__Stored records__.

..............................

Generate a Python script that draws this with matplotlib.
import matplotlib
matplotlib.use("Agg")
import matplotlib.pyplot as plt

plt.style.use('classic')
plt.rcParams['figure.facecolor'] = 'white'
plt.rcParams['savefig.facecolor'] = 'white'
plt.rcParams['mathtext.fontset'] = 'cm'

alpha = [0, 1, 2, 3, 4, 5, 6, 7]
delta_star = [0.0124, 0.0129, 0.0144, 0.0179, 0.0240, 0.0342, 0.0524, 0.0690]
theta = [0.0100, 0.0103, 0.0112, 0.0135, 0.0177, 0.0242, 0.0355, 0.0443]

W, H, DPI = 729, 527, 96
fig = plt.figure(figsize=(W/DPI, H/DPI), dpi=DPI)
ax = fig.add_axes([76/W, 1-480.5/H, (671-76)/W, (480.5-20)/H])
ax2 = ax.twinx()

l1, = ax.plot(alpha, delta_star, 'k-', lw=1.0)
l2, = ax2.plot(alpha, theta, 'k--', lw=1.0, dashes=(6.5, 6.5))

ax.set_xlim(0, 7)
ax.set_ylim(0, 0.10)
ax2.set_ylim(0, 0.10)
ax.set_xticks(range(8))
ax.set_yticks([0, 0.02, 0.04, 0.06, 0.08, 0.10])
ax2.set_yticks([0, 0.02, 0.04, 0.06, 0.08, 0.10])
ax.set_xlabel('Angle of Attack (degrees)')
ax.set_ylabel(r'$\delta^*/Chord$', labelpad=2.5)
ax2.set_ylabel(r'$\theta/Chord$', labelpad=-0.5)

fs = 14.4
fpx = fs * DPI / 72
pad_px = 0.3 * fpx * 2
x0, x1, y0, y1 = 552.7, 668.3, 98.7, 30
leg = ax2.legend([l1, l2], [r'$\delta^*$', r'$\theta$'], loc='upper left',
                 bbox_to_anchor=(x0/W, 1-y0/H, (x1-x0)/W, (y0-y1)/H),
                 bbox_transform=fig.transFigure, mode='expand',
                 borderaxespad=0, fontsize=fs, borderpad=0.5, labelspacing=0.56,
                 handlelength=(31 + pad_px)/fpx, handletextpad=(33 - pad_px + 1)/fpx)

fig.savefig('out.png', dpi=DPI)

..............................

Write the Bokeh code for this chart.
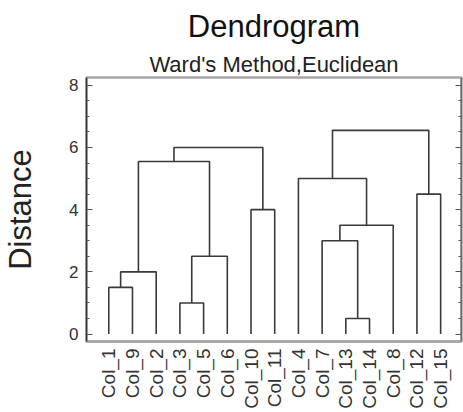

..............................

__Stated task__. Of the lines above, retype only those from the line containing "Generate a Python" through the line containing "plt.rcParams['mathtext.fontset'] = 'cm'", including both, exactly.

__Expected answer__.
Generate a Python script that draws this with matplotlib.
import matplotlib
matplotlib.use("Agg")
import matplotlib.pyplot as plt

plt.style.use('classic')
plt.rcParams['figure.facecolor'] = 'white'
plt.rcParams['savefig.facecolor'] = 'white'
plt.rcParams['mathtext.fontset'] = 'cm'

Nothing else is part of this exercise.